Last year the High Court made its ground-breaking decision that overlooking can constitute a nuisance in some instances, but that, in the circumstances, the Tate was not at fault. That decision was perhaps surprising given the sheer scale of overlooking in this case, namely 600,000 visitors per year looking into, filming, and photographing the neighbouring apartments. However, on balance, the High Court had found that particularly as the claimants’ exposure was self-induced and they could adapt their homes to prevent the overlooking – by using net curtains – the Tate’s viewing platform was not unreasonable in the circumstances.
This decision marks the end of overlooking nuisance claims less than a year after their ‘creation’
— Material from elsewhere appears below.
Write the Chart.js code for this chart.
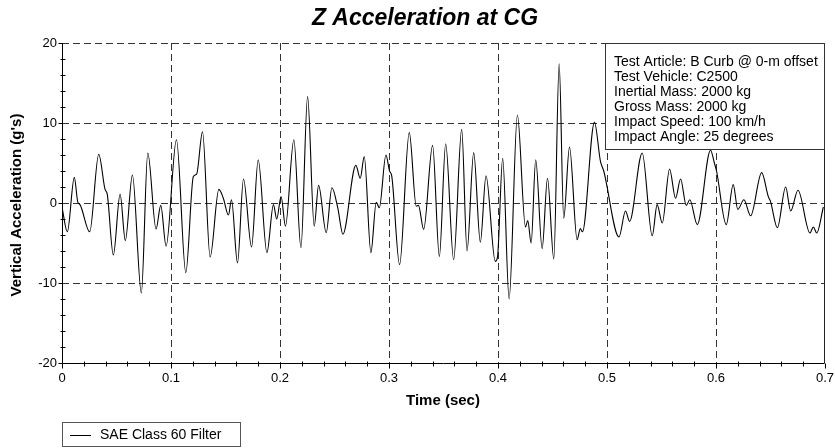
<!DOCTYPE html>
<html><head><meta charset="utf-8">
<script src="https://cdn.jsdelivr.net/npm/chart.js@4.4.0/dist/chart.umd.min.js"></script>
<style>html,body{margin:0;padding:0;background:#fff;}#wrap{width:835px;height:448px;position:relative;}</style>
</head><body><div id="wrap"><canvas id="c" width="835" height="448"></canvas></div>
<script>
const chartTitle = "Z Acceleration at CG";
const xAxisTitle = "Time (sec)";
const yAxisTitle = "Vertical Acceleration (g's)";
const seriesName = "SAE Class 60 Filter";
const infoLines = [
  "Test Article: B Curb @ 0-m offset",
  "Test Vehicle: C2500",
  "Inertial Mass: 2000 kg",
  "Gross Mass: 2000 kg",
  "Impact Speed: 100 km/h",
  "Impact Angle: 25 degrees"
];
const xTicks = [0, 0.1, 0.2, 0.3, 0.4, 0.5, 0.6, 0.7];
const xTickLabels = ["0", "0.1", "0.2", "0.3", "0.4", "0.5", "0.6", "0.7"];
const yTicks = [-20, -10, 0, 10, 20];
const yTickLabels = ["-20", "-10", "0", "10", "20"];

const timeSec = [
  0.000, 0.0049, 0.0113, 0.0145, 0.0165, 0.0254, 0.0337, 0.0395, 0.0415, 0.0471,
  0.0533, 0.0581, 0.0646, 0.0728, 0.0787, 0.0863, 0.0906, 0.0955, 0.1050, 0.1136,
  0.1205, 0.1235, 0.1289, 0.1359, 0.1439, 0.1480, 0.1527, 0.1555, 0.1610, 0.1665,
  0.1739, 0.1800, 0.1880, 0.1940, 0.1970, 0.2010, 0.2050, 0.2127, 0.2192, 0.2253,
  0.2314, 0.2354, 0.2424, 0.2476, 0.2530, 0.2577, 0.2696, 0.2736, 0.2773, 0.2834,
  0.2883, 0.2911, 0.2972, 0.3005, 0.3025, 0.3097, 0.3186, 0.3250, 0.3270, 0.3318,
  0.3400, 0.3462, 0.3520, 0.3593, 0.3667, 0.3716, 0.3777, 0.3838, 0.3890, 0.3975,
  0.3995, 0.4043, 0.4102, 0.4178, 0.4252, 0.4273, 0.4304, 0.4346, 0.4405, 0.4454,
  0.4512, 0.4561, 0.4603, 0.4656, 0.4726, 0.4755, 0.4775, 0.4885, 0.4940, 0.4970,
  0.5110, 0.5170, 0.5207, 0.5323, 0.5415, 0.5460, 0.5507, 0.5574, 0.5629, 0.5675,
  0.5727, 0.5760, 0.5828, 0.5950, 0.5985, 0.6005, 0.6094, 0.6158, 0.6200, 0.6256,
  0.6318, 0.6419, 0.6480, 0.6500, 0.6563, 0.6639, 0.6685, 0.6752, 0.6862, 0.6893,
  0.6924, 0.6985
];
const accelG = [
  -0.5, -3.6, 3.2, 0.1, -0.2, -3.6, 6.1, 1.7, 1.1, -6.5,
  1.1, -4.7, 3.5, -11.25, 6.25, -3.25, -0.3, -5.4, 7.9, -8.7,
  3.3, 3.6, 8.9, -6.75, 1.7, 0.6, -1.5, 0.4, -7.5, 3.0,
  -5.5, 5.4, -6.2, -0.2, -2.0, 0.8, -2.9, 7.9, -5.6, 13.3,
  -2.9, 2.2, -3.7, 1.9, -0.6, -3.9, 4.7, 3.1, 5.8, -6.2,
  0.1, -0.6, 6.0, 4.0, 3.4, -7.7, 8.8, -0.4, -0.3, -3.3,
  7.2, -6.7, 7.4, -7.1, 9.2, -6.0, 6.3, -4.9, 3.4, -7.3,
  -6.8, 5.6, -12.0, 11.0, -3.0, -2.2, -5.0, 5.4, -5.7, 3.1,
  -7.0, 17.4, -1.9, 7.0, -4.6, -3.2, -3.6, 10.1, 5.2, 4.0,
  -4.25, -1.0, -2.3, 6.25, -4.1, -0.2, -2.5, 4.25, 0.6, 3.0,
  -0.3, 0.4, -2.7, 6.6, 5.0, 4.0, -2.7, 2.3, -0.8, 0.4,
  -1.6, 3.8, 0.8, 0.2, -3.1, 2.0, -1.0, 1.6, -3.75, -3.0,
  -3.75, -0.5
];
const xMinorStep = 0.02;
const yMinorStep = 2;

const FONT = '"Liberation Sans", Arial, Helvetica, sans-serif';

const decor = {
  id: 'decor',
  beforeDatasetsDraw(chart) {
    const {ctx, chartArea: a, scales: {x, y}} = chart;
    ctx.save();
    ctx.strokeStyle = '#333333';
    ctx.lineWidth = 1;
    ctx.setLineDash([7, 4]);
    ctx.beginPath();
    yTicks.forEach(v => {
      if (v === yTicks[0]) return;
      const py = Math.round(y.getPixelForValue(v)) + 0.5;
      ctx.moveTo(a.left, py); ctx.lineTo(a.right, py);
    });
    xTicks.forEach((v, i) => {
      if (i === 0 || i === xTicks.length - 1) return;
      const px = Math.round(x.getPixelForValue(v)) + 0.5;
      ctx.moveTo(px, a.top); ctx.lineTo(px, a.bottom);
    });
    ctx.stroke();
    ctx.restore();
  },
  afterDatasetsDraw(chart) {
    const {ctx, chartArea: a, scales: {x, y}} = chart;
    ctx.save();
    ctx.setLineDash([]);
    ctx.lineWidth = 1;
    const L = Math.round(a.left) + 0.5, B = Math.round(a.bottom) + 0.5, R = Math.round(a.right) - 0.5;
    ctx.strokeStyle = '#000';
    ctx.beginPath();
    ctx.moveTo(L, a.top); ctx.lineTo(L, B);
    ctx.lineTo(R, B);
    ctx.stroke();
    ctx.strokeStyle = '#222';
    ctx.beginPath();
    ctx.moveTo(R, a.top); ctx.lineTo(R, B);
    ctx.stroke();
    ctx.strokeStyle = '#000';
    ctx.beginPath();
    for (let v = yTicks[0]; v <= yTicks[yTicks.length - 1] + 1e-9; v += yMinorStep) {
      const py = Math.round(y.getPixelForValue(v)) + 0.5;
      if (Math.abs(v % 10) < 1e-9) { ctx.moveTo(L - 4, py); ctx.lineTo(L, py); }
      else { ctx.moveTo(L - 2, py); ctx.lineTo(L + 3, py); }
    }
    for (let k = 0; k <= 35; k++) {
      const v = k * xMinorStep;
      const px = Math.round(x.getPixelForValue(v)) + 0.5;
      if (k % 5 === 0) { ctx.moveTo(px, B); ctx.lineTo(px, B + 5); }
      else { ctx.moveTo(px, B - 2); ctx.lineTo(px, B + 3); }
    }
    ctx.stroke();
    ctx.fillStyle = '#fff';
    ctx.strokeStyle = '#333';
    ctx.fillRect(605.5, 43.5, 219, 106);
    ctx.strokeRect(605.5, 43.5, 219, 106);
    ctx.fillStyle = '#000';
    ctx.font = '14px ' + FONT;
    ctx.textAlign = 'left';
    ctx.textBaseline = 'middle';
    infoLines.forEach((s, i) => ctx.fillText(s, 614, 62 + i * 15.1));
    ctx.strokeStyle = '#555';
    ctx.strokeRect(62.5, 422.5, 178, 24);
    ctx.strokeStyle = '#000';
    ctx.beginPath(); ctx.moveTo(70, 435.5); ctx.lineTo(91, 435.5); ctx.stroke();
    ctx.fillText(seriesName, 100, 435);
    ctx.textAlign = 'center';
    ctx.font = 'italic bold 23px ' + FONT;
    ctx.fillText(chartTitle, 425, 19);
    ctx.font = 'bold 15px ' + FONT;
    ctx.fillText(xAxisTitle, 443, 401);
    ctx.translate(16.5, 205);
    ctx.rotate(-Math.PI / 2);
    ctx.fillText(yAxisTitle, 0, 0);
    ctx.restore();
  }
};

new Chart(document.getElementById('c'), {
  type: 'line',
  data: {
    datasets: [{
      label: seriesName,
      data: timeSec.map((t, i) => ({x: t, y: accelG[i]})),
      borderColor: '#000',
      borderWidth: 1.1,
      pointRadius: 0,
      fill: false,
      cubicInterpolationMode: 'monotone'
    }]
  },
  options: {
    responsive: false,
    animation: false,
    devicePixelRatio: 1,
    layout: {padding: {top: 43, right: 10, bottom: 45, left: 0}},
    plugins: {legend: {display: false}, title: {display: false}, tooltip: {enabled: false}},
    scales: {
      x: {
        type: 'linear', min: 0, max: 0.7,
        grid: {display: false, drawTicks: false},
        border: {display: false},
        afterBuildTicks: s => { s.ticks = xTicks.map(v => ({value: v})); },
        afterFit: s => { s.height = 40; s.paddingLeft = 0; s.paddingRight = 0; },
        ticks: {
          color: '#000', font: {size: 13, family: FONT}, padding: 8, maxRotation: 0, autoSkip: false,
          callback: (v, i) => xTickLabels[i]
        }
      },
      y: {
        type: 'linear', min: -20, max: 20,
        grid: {display: false, drawTicks: false},
        border: {display: false},
        afterBuildTicks: s => { s.ticks = yTicks.map(v => ({value: v})); },
        afterFit: s => { s.width = 62; s.paddingTop = 0; s.paddingBottom = 0; },
        ticks: {
          color: '#000', font: {size: 13, family: FONT}, padding: 5, autoSkip: false,
          callback: (v, i) => yTickLabels[i]
        }
      }
    }
  },
  plugins: [decor]
});
</script>
</body></html>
Today, the Court of Appeal has confirmed that mere overlooking cannot constitute a nuisance, dismissed the claimants’ appeal, and refused the claimants’ request to appeal the decision further. Much had been made of the High Court judge’s suggestion that the apartment owners had submitted themselves to the nuisance by (i) choosing to live in Central London and (ii) by not using net curtains to protect themselves. The Court of Appeal disagreed on both counts and so while at face value the decision isn’t of huge interest, it is legally significant. The Court of Appeal refused leave to appeal to the Supreme Court but given the way the judgment was set out, there must be a good chance of this one going further. For now, however, this decision marks the end of the possibility of overlooking nuisance claims less than a year after their ‘creation’. It’s back to business as usual.